Is ethanol the right answer for India’s energy security needs?

  • At the heart of the problem is sugarcane production, with 48.84 lakh hectares under cane cultivation in India
  • Experts believe that a fine balance needs to be maintained between India’s energy security needs and climate change concerns

New Delhi: While the National Democratic Alliance (NDA) government has been promoting ethanol production for India’s energy security and help meet its climate commitments, the water intensive crops required to produce the green fuel may pose a problem for country’s aim of becoming a $5 trillion economy.

At the heart of the problem is sugarcane production, with 48.84 lakh hectares under cane cultivation in India. This presents a difficult choice before the policy planners and is emblematic of difficult trade-offs that the country faces, caught between its pursuit of becoming a $5 trillion economy and the environment.

Ethanol’s growing importance comes in the backdrop of the Organization of the Petroleum Exporting Countries (Opec)-plus arrangement extending its compact for production cuts at a time of supplies from Iran and Venezuela drying up and tension escalating in the Persian Gulf. Higher oil prices stoke inflation and hurt economic growth in India, whose energy needs are primarily met through imports.

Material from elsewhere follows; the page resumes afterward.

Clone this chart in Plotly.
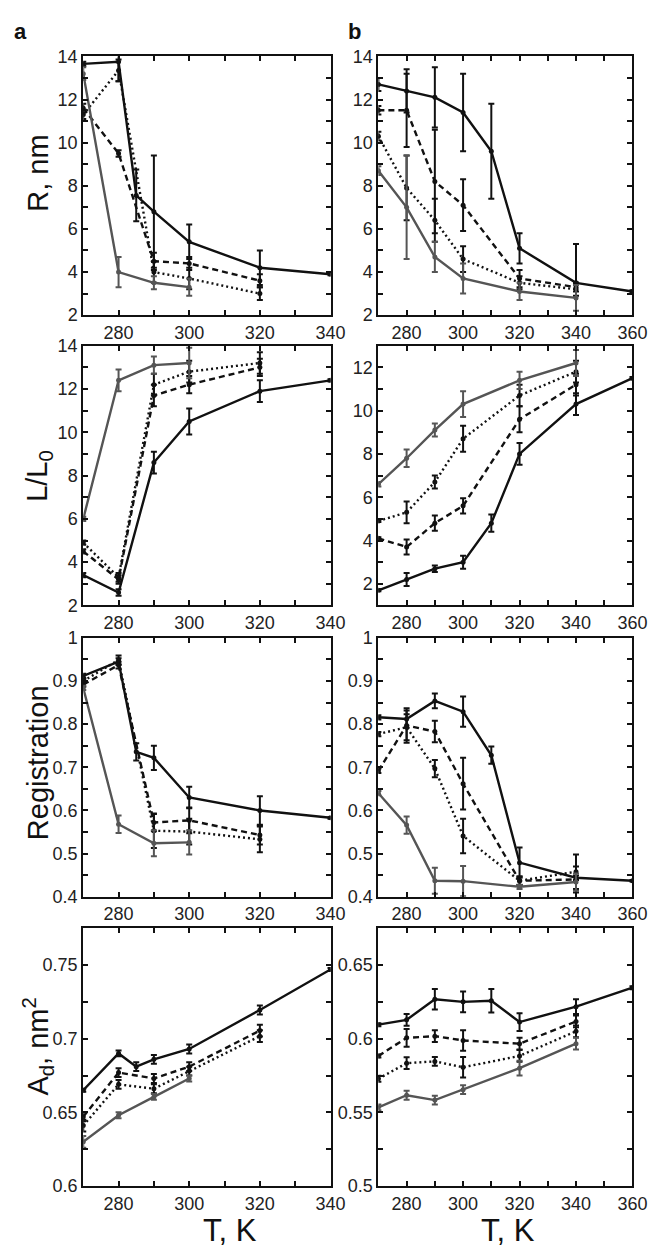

Increasing ethanol production will help India save valuable forex reserves, given that the country is the world’s third largest oil importer and imports more than 80% of its oil requirements and around 18% of the natural gas it needs.

However, this comes in the backdrop of as many as 1,592 blocks in 256 districts facing acute water crisis and have reported over-exploitation of groundwater. India’s most water-stressed blocks are in Tamil Nadu (541), followed by Rajasthan (218), Uttar Pradesh (139) and Telangana (137), with several states reeling from drought-like conditions.

Experts believe that higher ground water usage for sugarcane production presents a clear and present danger given the huge political constituency build around it. Consequently, months before Maharashtra and Haryana, which are among the top cane producing states, go to polls, the NDA government came up with a string of measures to help counter the surplus sugar stock’s impact on prices. The move is aimed at helping farmers, a politically sensitive constituent that the NDA government is seeking to connect through various policy interventions.

Experts believe that a fine balance needs to be maintained between India’s energy security needs and climate change concerns.

“If we have to resolve the water crisis, then there is a general consensus that sugar production will have to come down gradually. It consumes disproportionately high amount of water in a relatively small piece of land. Rather farmers should be incentivized to produce less water intensive crops. There has to be a fine balance between water, air quality, import substitution and farmers' income and the government must look at it very comprehensively," said Chandra Bhushan, Deputy Director of Centre for Science and Environment (CSE), New Delhi.

Also, the focus on ethanol will help reduce pollution and strengthen India’s resolve towards fulfilling its COP-21, the UN Climate Conference commitments. The blending of ethanol with petrol had increased four times since 2014 and the aim was to increase it to 10%. Ethanol blending in petrol increased from 38 crore litres in 2013-14 to around 141 crore litres in 2017-18.

Prime Minister Narendra Modi had in March 2015 set a target of lowering import dependence in oil by 10 percentage points to 67% by 2022, when the country will celebrate 75 years of Independence. To meet such an ambitious target, ethanol holds the key.

However, with the water table declining in the country, policy think-tank Niti Aayog said in a report that nearly 600 million Indians already face “high to extreme water stress." It said 21 cities, including Delhi, Bengaluru, Chennai and Hyderabad, will run out of groundwater by 2020, affecting 100 million people. Matters are only likely to worsen with the country’s water demand likely to double by 2030, indicating there will be a 6% loss in gross domestic product by 2050.

This comes against the backdrop of India using only around 6% of the world’s primary energy despite it having 18% of the world’s population.